In support of the motion, Plaintiff advances the Declaration of Levon Kantzabedian, attached to which are both unedited and redlined versions of the proposed amended complaint. The attorney declaration further explains that the proposed amendments delete redundant language, add factual detail, adds Allied as a named party, and corrects the name “Westfield Corporation” to “Culver City Mall, LLC,” while maintaining the same two causes of action originally alleged. (Kantzabedian Decl. ¶¶ 3-13.) The attorney declaration further provides:
- The facts concerning the mall’s emergency application system and the conflicting instructions given to Plaintiff were first discovered on or about May 2024 during preparation when Plaintiff’s current counsel assumed the case as lead handling attorney. Immediately, Plaintiff’s counsel began efforts to obtain the workers’ compensation deposition transcript and records.
- The most significant factual discoveries occurred on October 18, 2024, when counsel finally received Plaintiff’s workers’ compensation deposition transcript.
- Most notably, the central factual basis for the proposed amendments stems from Plaintiff’s workers’ compensation deposition transcript, which counsel diligently pursued throughout 2024 but did not receive until October 18, 2024. […]
- The law firm also experienced significant administrative challenges during the relevant time period, including the departure of one attorney and one paralegal, which created temporary difficulties in case management and deadline tracking.
(Kantzabedian Decl ¶¶ 15-18.)
Thus, the Court finds the attorney declaration satisfies the procedural requirements of specifying the effect of the proposed amendments, why the proposed amendments are necessary and proper, when the facts giving rise to the proposed amendments were discovered, and the reasons why the request was not made sooner.
Allied argues it will be prejudiced by the delay, both from May-October 18, 2024 to December 4, 2024 when Plaintiff first moved for leave to amend, and the additional delay from January 16, 2025 when that motion was denied to June 25, 2025, when Plaintiff filed the instant motion, because on June 2, 2025, it filed a motion for summary judgment. Culver argues it will be prejudiced because the proposed amendments expand Plaintiff’s theory of liability from simply defective doors to now encompassing prior criminal activity and inadequate security staffing.

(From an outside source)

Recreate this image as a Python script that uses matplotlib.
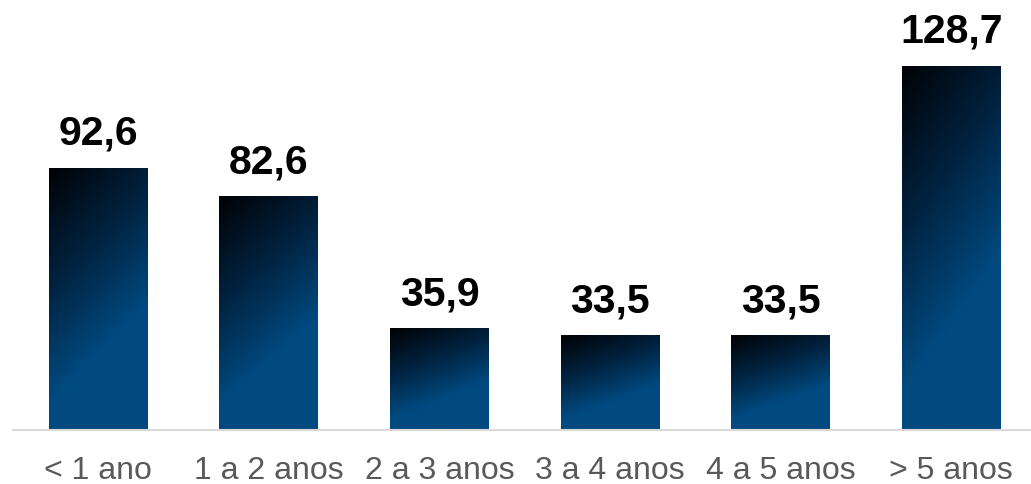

As for the purported prejudices, “the fact that the amendment involves a change in legal theory which would make admissible evidence damaging to the opposing party is not the kind of prejudice the court will consider.” (Weil & Brown, supra, at ¶ 6:656, citations omitted.)
Further, the Court finds that the staffing issues adequately explain Plaintiff’s delay in filing the proposed amendment even after the facts giving rise to the proposed amendments were discovered, especially in light of the strong public policy favoring amendment.
CONCLUSION AND ORDER
Therefore, in light of the strong public policy favoring amendment, the fact that Plaintiff’s motion is both procedurally and substantively proper, and because Defendants have not demonstrated prejudice warranting denial, the Court grants Plaintiff’s motion for leave to amend the complaint.
Plaintiff shall file and serve the proposed Amended Complaint on or before July 31, 2025.
The Court further orders Plaintiff to provide notice of the Court’s ruling and file the notice with a proof of service forthwith.